§ Work to be completed:
Copy the lines below as they are; omit the images they contain.

§ Excerpted data:
::::::

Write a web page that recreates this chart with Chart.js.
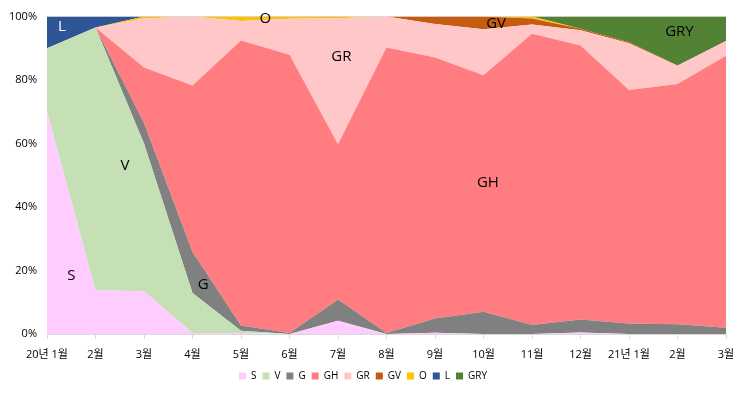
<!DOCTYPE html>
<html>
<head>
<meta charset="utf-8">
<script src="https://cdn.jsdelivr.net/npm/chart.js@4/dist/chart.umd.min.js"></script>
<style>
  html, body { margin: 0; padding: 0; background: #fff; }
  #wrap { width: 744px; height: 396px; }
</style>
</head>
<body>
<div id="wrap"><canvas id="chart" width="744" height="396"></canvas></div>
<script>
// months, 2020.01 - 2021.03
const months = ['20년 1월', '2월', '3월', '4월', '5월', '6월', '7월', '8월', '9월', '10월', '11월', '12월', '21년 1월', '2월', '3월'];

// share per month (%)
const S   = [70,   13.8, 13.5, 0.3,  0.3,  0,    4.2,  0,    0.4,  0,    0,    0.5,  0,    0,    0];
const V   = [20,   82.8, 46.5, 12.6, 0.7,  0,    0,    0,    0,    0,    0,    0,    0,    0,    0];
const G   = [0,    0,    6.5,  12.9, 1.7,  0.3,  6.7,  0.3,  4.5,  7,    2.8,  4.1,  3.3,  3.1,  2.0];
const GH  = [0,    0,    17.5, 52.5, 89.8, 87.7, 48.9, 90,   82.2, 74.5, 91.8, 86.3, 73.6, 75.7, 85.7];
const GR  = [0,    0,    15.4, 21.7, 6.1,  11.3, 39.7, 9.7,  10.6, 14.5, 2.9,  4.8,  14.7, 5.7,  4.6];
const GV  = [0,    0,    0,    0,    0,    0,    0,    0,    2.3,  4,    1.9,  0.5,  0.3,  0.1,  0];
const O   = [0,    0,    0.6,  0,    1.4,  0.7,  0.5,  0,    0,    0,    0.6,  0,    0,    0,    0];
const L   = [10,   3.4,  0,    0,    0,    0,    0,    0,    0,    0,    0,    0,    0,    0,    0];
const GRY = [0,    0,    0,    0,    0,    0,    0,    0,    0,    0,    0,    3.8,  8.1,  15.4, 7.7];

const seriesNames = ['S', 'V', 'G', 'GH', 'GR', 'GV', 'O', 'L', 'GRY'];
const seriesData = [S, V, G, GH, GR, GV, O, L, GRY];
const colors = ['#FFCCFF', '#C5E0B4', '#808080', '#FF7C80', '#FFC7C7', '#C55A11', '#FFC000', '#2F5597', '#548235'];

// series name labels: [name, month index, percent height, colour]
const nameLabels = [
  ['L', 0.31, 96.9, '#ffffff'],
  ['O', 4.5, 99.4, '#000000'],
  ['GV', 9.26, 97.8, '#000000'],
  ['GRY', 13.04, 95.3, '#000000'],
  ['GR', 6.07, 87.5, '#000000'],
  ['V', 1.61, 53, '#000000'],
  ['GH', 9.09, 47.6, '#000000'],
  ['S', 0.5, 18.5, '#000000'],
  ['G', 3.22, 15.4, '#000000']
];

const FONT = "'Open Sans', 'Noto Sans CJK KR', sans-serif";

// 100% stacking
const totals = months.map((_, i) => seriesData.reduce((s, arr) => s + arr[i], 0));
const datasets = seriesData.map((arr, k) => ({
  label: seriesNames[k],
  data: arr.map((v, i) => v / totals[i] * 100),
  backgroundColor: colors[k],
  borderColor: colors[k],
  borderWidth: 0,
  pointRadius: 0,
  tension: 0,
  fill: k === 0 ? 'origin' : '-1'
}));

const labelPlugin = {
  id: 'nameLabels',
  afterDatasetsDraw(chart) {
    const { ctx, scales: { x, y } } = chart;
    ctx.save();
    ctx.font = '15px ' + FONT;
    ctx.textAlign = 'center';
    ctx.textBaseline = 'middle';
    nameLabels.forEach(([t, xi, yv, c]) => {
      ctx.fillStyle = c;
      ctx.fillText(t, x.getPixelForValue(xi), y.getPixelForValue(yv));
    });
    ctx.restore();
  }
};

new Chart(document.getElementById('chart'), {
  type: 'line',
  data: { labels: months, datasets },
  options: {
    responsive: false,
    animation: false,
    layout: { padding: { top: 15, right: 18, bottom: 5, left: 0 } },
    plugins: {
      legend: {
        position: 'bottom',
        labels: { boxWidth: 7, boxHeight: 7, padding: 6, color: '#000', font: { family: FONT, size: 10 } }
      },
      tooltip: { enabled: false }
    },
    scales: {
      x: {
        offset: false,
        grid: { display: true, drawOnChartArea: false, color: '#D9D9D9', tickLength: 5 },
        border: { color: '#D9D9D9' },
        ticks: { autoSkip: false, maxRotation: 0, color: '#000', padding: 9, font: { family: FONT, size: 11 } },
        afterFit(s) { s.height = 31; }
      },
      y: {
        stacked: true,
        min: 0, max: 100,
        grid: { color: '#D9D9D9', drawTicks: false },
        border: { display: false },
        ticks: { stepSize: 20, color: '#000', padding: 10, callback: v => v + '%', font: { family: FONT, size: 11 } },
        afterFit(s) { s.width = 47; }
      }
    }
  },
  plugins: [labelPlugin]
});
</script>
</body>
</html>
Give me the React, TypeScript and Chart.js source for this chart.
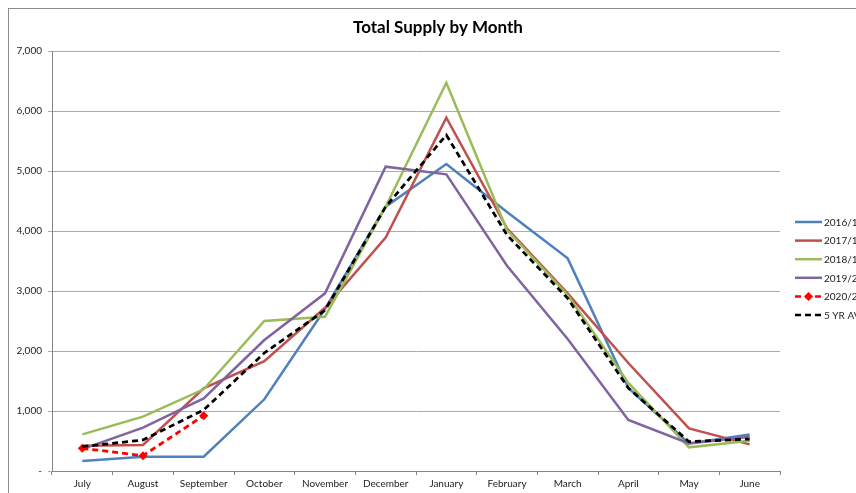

::::::

§ Exercise solution:
Write a web page that recreates this chart with Chart.js.
<!DOCTYPE html>
<html>
<head>
<meta charset="utf-8">
<script src="https://cdn.jsdelivr.net/npm/chart.js@4/dist/chart.umd.min.js"></script>
<style>
  html, body { margin: 0; padding: 0; background: #fff; }
  #wrap { width: 744px; height: 396px; }
</style>
</head>
<body>
<div id="wrap"><canvas id="chart" width="744" height="396"></canvas></div>
<script>
// months, 2020.01 - 2021.03
const months = ['20년 1월', '2월', '3월', '4월', '5월', '6월', '7월', '8월', '9월', '10월', '11월', '12월', '21년 1월', '2월', '3월'];

// share per month (%)
const S   = [70,   13.8, 13.5, 0.3,  0.3,  0,    4.2,  0,    0.4,  0,    0,    0.5,  0,    0,    0];
const V   = [20,   82.8, 46.5, 12.6, 0.7,  0,    0,    0,    0,    0,    0,    0,    0,    0,    0];
const G   = [0,    0,    6.5,  12.9, 1.7,  0.3,  6.7,  0.3,  4.5,  7,    2.8,  4.1,  3.3,  3.1,  2.0];
const GH  = [0,    0,    17.5, 52.5, 89.8, 87.7, 48.9, 90,   82.2, 74.5, 91.8, 86.3, 73.6, 75.7, 85.7];
const GR  = [0,    0,    15.4, 21.7, 6.1,  11.3, 39.7, 9.7,  10.6, 14.5, 2.9,  4.8,  14.7, 5.7,  4.6];
const GV  = [0,    0,    0,    0,    0,    0,    0,    0,    2.3,  4,    1.9,  0.5,  0.3,  0.1,  0];
const O   = [0,    0,    0.6,  0,    1.4,  0.7,  0.5,  0,    0,    0,    0.6,  0,    0,    0,    0];
const L   = [10,   3.4,  0,    0,    0,    0,    0,    0,    0,    0,    0,    0,    0,    0,    0];
const GRY = [0,    0,    0,    0,    0,    0,    0,    0,    0,    0,    0,    3.8,  8.1,  15.4, 7.7];

const seriesNames = ['S', 'V', 'G', 'GH', 'GR', 'GV', 'O', 'L', 'GRY'];
const seriesData = [S, V, G, GH, GR, GV, O, L, GRY];
const colors = ['#FFCCFF', '#C5E0B4', '#808080', '#FF7C80', '#FFC7C7', '#C55A11', '#FFC000', '#2F5597', '#548235'];

// series name labels: [name, month index, percent height, colour]
const nameLabels = [
  ['L', 0.31, 96.9, '#ffffff'],
  ['O', 4.5, 99.4, '#000000'],
  ['GV', 9.26, 97.8, '#000000'],
  ['GRY', 13.04, 95.3, '#000000'],
  ['GR', 6.07, 87.5, '#000000'],
  ['V', 1.61, 53, '#000000'],
  ['GH', 9.09, 47.6, '#000000'],
  ['S', 0.5, 18.5, '#000000'],
  ['G', 3.22, 15.4, '#000000']
];

const FONT = "'Open Sans', 'Noto Sans CJK KR', sans-serif";

// 100% stacking
const totals = months.map((_, i) => seriesData.reduce((s, arr) => s + arr[i], 0));
const datasets = seriesData.map((arr, k) => ({
  label: seriesNames[k],
  data: arr.map((v, i) => v / totals[i] * 100),
  backgroundColor: colors[k],
  borderColor: colors[k],
  borderWidth: 0,
  pointRadius: 0,
  tension: 0,
  fill: k === 0 ? 'origin' : '-1'
}));

const labelPlugin = {
  id: 'nameLabels',
  afterDatasetsDraw(chart) {
    const { ctx, scales: { x, y } } = chart;
    ctx.save();
    ctx.font = '15px ' + FONT;
    ctx.textAlign = 'center';
    ctx.textBaseline = 'middle';
    nameLabels.forEach(([t, xi, yv, c]) => {
      ctx.fillStyle = c;
      ctx.fillText(t, x.getPixelForValue(xi), y.getPixelForValue(yv));
    });
    ctx.restore();
  }
};

new Chart(document.getElementById('chart'), {
  type: 'line',
  data: { labels: months, datasets },
  options: {
    responsive: false,
    animation: false,
    layout: { padding: { top: 15, right: 18, bottom: 5, left: 0 } },
    plugins: {
      legend: {
        position: 'bottom',
        labels: { boxWidth: 7, boxHeight: 7, padding: 6, color: '#000', font: { family: FONT, size: 10 } }
      },
      tooltip: { enabled: false }
    },
    scales: {
      x: {
        offset: false,
        grid: { display: true, drawOnChartArea: false, color: '#D9D9D9', tickLength: 5 },
        border: { color: '#D9D9D9' },
        ticks: { autoSkip: false, maxRotation: 0, color: '#000', padding: 9, font: { family: FONT, size: 11 } },
        afterFit(s) { s.height = 31; }
      },
      y: {
        stacked: true,
        min: 0, max: 100,
        grid: { color: '#D9D9D9', drawTicks: false },
        border: { display: false },
        ticks: { stepSize: 20, color: '#000', padding: 10, callback: v => v + '%', font: { family: FONT, size: 11 } },
        afterFit(s) { s.width = 47; }
      }
    }
  },
  plugins: [labelPlugin]
});
</script>
</body>
</html>
Give me the React, TypeScript and Chart.js source for this chart.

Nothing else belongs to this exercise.